Problemas e desafios
No capítulo “problemas e desafios” confundem-se opiniões com conclusões e fazem-se conclusões que nada têm a ver com a análise da situação atual.
O alvo de benchmarking escolhido, as Canárias, é um sistema de transporte marítimo com dimensão, tipo de operações e tipo de navios totalmente desadequado a uma análise comparativa. Mas mesmo assim o consultor podia ter identificado que nas Canárias, o armador Boluda Shipping tem um serviço de linha de contentores designado por “Daily Canarias”, um serviço em que o navio(s) roda(m) num mesmo itinerário de forma consecutiva sem paragens em portos que não sejam para embarcar e desembarcar contentores. Um serviço orientado para a exportação de produtos perecíveis para portos do continente. Algo que valeria a pena analisar em detalhe.
Cenários analisados
Os oito cenários não são na realidade cenários (estratégicos), mas sim variantes dentro do modelo atual.

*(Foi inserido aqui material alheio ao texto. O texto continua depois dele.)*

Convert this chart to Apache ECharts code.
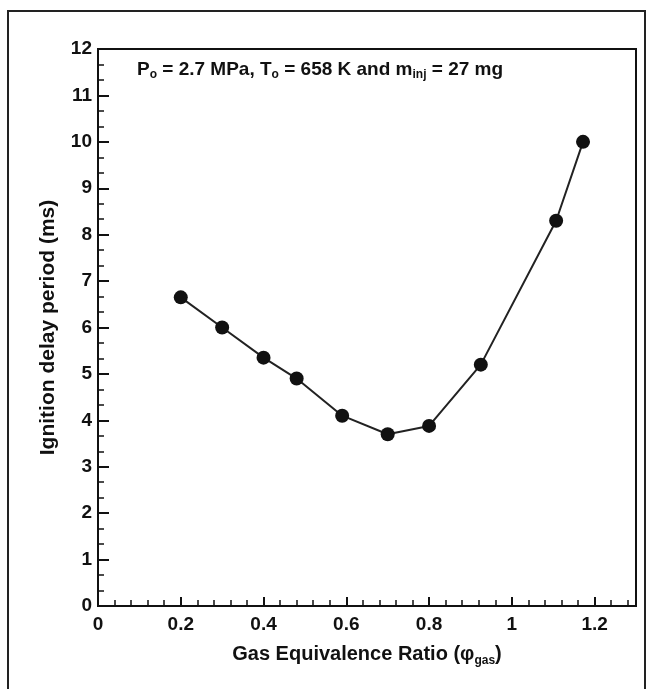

Por exemplo, refere-se em relação a um deles que “não existe unanimidade quanto à sua viabilidade: alguns armadores consideram este modelo viável, enquanto que outros consideram-no inviável”. E então?
Outro exemplo, no relativo à velha questão da participação dos operadores de tráfego local na distribuição de contentores entre as ilhas conclui-se que “a opção pela subcontratação de serviços de tráfego local para a realização de serviços de transporte de contentores para as ilhas mais pequenas tem que ser competitiva e vantajosa face à alternativa de realização destes serviços através de navios de cabotagem insular. Caso contrário, os armadores de cabotagem insular não terão qualquer incentivo em alterar o atual modelo”. E então?
Não vejo que o Governo Regional dos Açores possa tirar algum partido deste tipo de avaliações.
Foi nomeada para se pronunciar sobre as conclusões do estudo uma comissão presidida por um ex-administrador de um dos armadores, ex-presidente da associação de armadores e também ex-presidente da AMT. Alguém responsável por anos de total falta de transparência nas relações entre os armadores e o GRA com a cobertura política de diferentes Governos da República.